__Available data__.
● ● ●

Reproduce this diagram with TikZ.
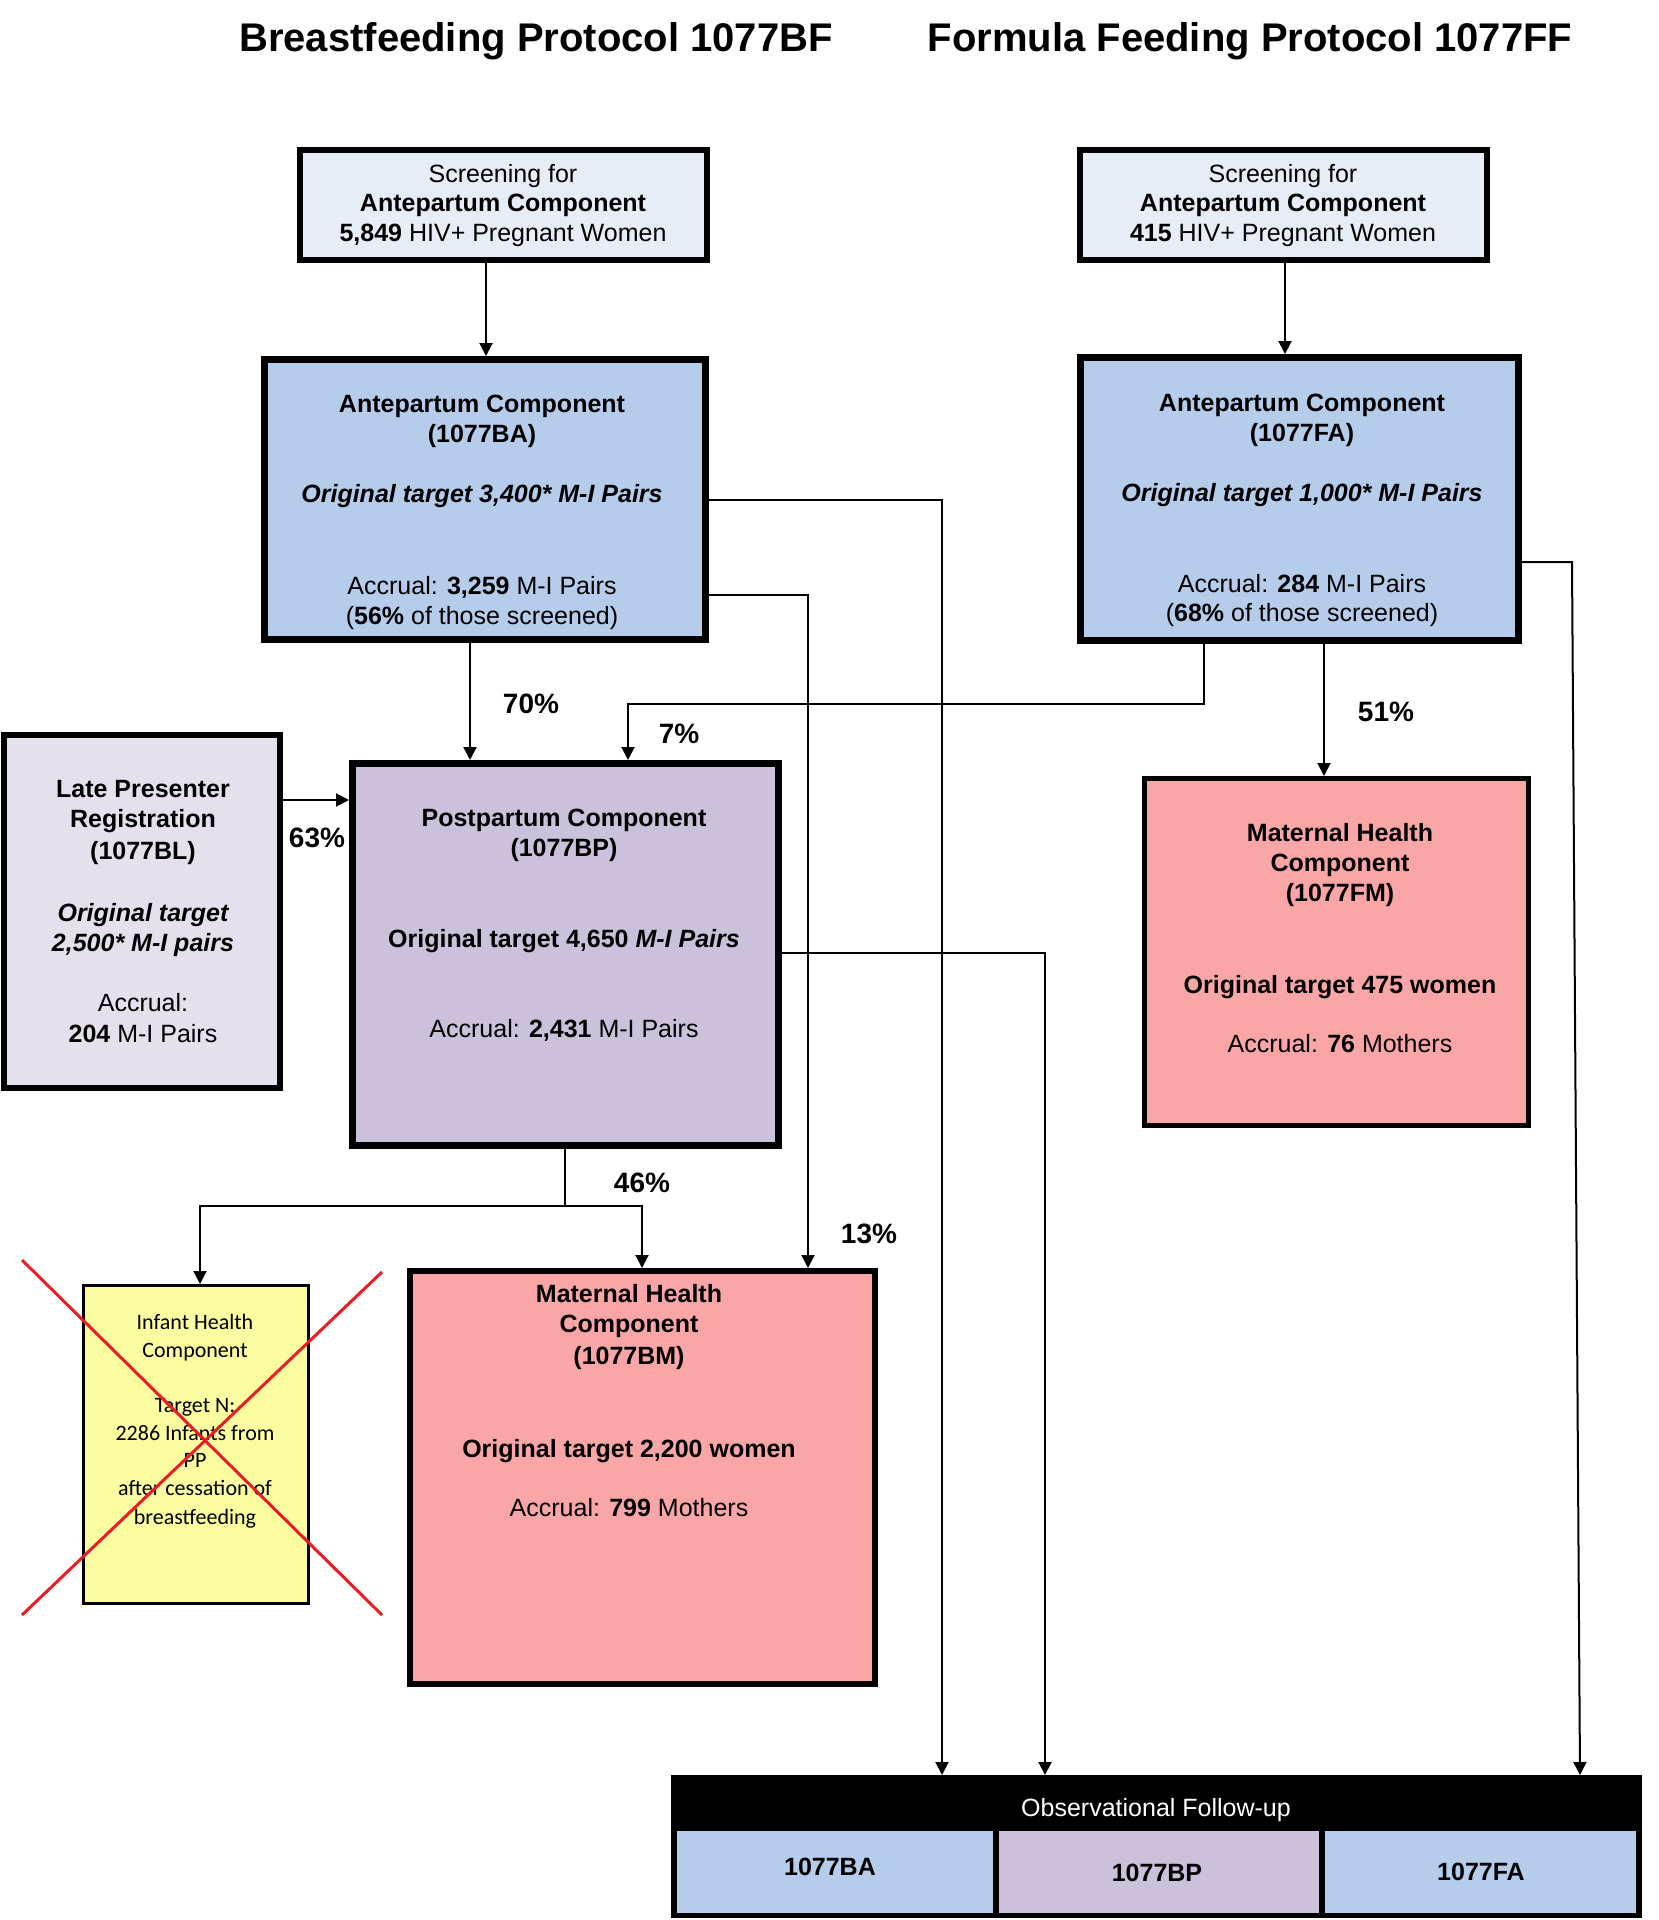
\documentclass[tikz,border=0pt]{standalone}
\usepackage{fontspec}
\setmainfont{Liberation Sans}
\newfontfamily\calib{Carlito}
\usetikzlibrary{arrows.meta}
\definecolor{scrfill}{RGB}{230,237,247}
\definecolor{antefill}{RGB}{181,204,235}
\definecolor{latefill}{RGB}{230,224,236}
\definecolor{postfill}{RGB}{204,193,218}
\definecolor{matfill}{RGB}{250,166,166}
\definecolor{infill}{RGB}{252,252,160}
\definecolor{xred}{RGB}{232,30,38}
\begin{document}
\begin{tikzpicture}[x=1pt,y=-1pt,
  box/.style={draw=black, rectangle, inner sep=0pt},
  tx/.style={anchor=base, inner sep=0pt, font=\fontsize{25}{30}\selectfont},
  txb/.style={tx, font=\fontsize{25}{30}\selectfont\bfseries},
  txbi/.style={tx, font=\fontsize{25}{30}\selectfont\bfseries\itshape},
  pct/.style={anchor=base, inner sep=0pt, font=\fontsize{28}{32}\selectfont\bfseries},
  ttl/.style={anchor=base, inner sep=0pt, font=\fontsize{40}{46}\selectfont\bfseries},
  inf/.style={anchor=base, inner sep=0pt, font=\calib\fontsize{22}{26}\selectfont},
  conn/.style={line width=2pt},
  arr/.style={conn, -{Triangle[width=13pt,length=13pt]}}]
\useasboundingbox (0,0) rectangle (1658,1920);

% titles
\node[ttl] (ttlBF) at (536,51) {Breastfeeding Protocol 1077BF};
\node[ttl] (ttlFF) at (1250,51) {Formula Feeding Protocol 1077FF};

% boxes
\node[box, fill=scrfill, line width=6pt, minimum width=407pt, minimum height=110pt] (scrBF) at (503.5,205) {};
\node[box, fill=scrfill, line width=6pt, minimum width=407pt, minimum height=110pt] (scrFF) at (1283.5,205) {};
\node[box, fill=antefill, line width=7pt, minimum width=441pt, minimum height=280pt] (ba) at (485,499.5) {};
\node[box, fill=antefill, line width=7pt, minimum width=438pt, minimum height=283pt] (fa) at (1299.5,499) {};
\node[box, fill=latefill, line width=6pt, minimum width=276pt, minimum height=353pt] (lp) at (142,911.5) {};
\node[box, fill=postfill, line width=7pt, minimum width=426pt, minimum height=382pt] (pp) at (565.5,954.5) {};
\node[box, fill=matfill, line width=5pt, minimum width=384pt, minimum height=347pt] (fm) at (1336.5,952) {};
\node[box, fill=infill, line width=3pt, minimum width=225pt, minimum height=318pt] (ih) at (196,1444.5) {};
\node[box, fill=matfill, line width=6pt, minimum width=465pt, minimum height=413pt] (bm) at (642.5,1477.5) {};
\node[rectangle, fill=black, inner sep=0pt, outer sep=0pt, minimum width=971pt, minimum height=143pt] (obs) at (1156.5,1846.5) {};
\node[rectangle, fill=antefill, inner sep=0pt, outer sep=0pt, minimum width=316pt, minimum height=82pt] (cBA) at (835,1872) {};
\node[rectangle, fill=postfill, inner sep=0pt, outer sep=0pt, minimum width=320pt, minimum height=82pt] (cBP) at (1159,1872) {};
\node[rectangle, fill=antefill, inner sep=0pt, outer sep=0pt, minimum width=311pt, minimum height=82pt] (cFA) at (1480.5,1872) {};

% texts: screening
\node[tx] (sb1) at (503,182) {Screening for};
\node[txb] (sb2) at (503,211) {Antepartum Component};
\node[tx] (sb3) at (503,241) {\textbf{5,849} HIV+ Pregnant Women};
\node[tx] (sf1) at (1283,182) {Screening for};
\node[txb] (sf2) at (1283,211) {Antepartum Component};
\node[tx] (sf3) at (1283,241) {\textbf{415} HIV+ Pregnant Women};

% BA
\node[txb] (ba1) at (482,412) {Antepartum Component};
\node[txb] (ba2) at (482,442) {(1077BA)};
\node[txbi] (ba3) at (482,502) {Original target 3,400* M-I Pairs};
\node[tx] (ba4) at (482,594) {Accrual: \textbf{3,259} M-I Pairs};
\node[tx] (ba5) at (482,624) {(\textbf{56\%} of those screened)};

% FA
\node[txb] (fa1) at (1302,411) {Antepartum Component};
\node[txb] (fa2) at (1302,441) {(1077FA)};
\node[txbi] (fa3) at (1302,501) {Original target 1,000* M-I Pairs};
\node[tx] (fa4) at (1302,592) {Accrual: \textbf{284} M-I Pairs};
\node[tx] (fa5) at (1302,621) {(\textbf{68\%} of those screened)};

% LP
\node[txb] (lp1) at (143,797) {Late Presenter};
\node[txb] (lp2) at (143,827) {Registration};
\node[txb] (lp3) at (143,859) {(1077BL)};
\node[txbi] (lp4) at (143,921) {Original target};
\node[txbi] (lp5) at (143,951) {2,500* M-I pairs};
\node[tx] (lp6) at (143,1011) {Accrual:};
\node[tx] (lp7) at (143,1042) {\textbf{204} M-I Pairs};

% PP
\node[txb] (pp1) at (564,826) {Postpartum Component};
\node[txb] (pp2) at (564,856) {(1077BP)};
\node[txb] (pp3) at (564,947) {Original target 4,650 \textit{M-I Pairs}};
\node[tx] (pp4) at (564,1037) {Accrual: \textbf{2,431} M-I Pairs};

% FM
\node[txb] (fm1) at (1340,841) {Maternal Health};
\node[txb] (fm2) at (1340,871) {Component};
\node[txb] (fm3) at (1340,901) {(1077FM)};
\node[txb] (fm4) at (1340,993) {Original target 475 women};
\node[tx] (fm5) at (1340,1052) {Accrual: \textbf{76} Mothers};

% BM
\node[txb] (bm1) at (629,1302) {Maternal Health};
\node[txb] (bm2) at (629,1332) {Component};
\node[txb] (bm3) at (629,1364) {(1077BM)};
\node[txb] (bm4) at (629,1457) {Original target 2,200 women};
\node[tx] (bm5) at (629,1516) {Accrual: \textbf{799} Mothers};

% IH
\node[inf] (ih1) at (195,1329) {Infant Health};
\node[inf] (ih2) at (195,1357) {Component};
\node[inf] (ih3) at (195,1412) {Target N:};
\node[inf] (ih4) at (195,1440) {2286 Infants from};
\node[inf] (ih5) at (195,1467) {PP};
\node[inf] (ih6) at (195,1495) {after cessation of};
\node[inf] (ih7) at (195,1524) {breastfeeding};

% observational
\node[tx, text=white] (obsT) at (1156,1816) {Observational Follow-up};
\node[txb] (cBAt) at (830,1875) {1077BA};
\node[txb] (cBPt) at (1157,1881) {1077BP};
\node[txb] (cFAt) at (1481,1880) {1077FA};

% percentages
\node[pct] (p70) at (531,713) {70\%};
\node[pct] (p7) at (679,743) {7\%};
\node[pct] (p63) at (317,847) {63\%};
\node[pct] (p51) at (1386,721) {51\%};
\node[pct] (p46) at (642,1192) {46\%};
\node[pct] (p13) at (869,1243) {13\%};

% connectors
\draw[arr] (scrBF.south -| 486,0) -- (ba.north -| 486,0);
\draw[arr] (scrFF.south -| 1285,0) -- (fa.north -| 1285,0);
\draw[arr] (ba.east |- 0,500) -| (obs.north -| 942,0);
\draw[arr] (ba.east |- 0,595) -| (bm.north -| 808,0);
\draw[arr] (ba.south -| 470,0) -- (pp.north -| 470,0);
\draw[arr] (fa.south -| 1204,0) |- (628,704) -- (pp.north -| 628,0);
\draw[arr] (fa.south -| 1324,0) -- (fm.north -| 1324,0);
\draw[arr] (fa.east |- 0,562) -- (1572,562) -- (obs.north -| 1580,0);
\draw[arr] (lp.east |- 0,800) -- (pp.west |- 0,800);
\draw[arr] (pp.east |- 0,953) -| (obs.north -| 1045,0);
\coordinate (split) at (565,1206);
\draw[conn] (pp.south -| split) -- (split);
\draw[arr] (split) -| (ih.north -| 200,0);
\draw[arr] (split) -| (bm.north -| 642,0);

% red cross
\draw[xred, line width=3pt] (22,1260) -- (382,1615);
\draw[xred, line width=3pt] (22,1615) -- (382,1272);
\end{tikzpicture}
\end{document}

● ● ●

__What the exercise asks__.
Write out exactly the lines between the start of the data and the line with "(ttlFF) at (1250,51)", including both, but none of the pictures.

__Full answer__.
Reproduce this diagram with TikZ.
\documentclass[tikz,border=0pt]{standalone}
\usepackage{fontspec}
\setmainfont{Liberation Sans}
\newfontfamily\calib{Carlito}
\usetikzlibrary{arrows.meta}
\definecolor{scrfill}{RGB}{230,237,247}
\definecolor{antefill}{RGB}{181,204,235}
\definecolor{latefill}{RGB}{230,224,236}
\definecolor{postfill}{RGB}{204,193,218}
\definecolor{matfill}{RGB}{250,166,166}
\definecolor{infill}{RGB}{252,252,160}
\definecolor{xred}{RGB}{232,30,38}
\begin{document}
\begin{tikzpicture}[x=1pt,y=-1pt,
  box/.style={draw=black, rectangle, inner sep=0pt},
  tx/.style={anchor=base, inner sep=0pt, font=\fontsize{25}{30}\selectfont},
  txb/.style={tx, font=\fontsize{25}{30}\selectfont\bfseries},
  txbi/.style={tx, font=\fontsize{25}{30}\selectfont\bfseries\itshape},
  pct/.style={anchor=base, inner sep=0pt, font=\fontsize{28}{32}\selectfont\bfseries},
  ttl/.style={anchor=base, inner sep=0pt, font=\fontsize{40}{46}\selectfont\bfseries},
  inf/.style={anchor=base, inner sep=0pt, font=\calib\fontsize{22}{26}\selectfont},
  conn/.style={line width=2pt},
  arr/.style={conn, -{Triangle[width=13pt,length=13pt]}}]
\useasboundingbox (0,0) rectangle (1658,1920);

% titles
\node[ttl] (ttlBF) at (536,51) {Breastfeeding Protocol 1077BF};
\node[ttl] (ttlFF) at (1250,51) {Formula Feeding Protocol 1077FF};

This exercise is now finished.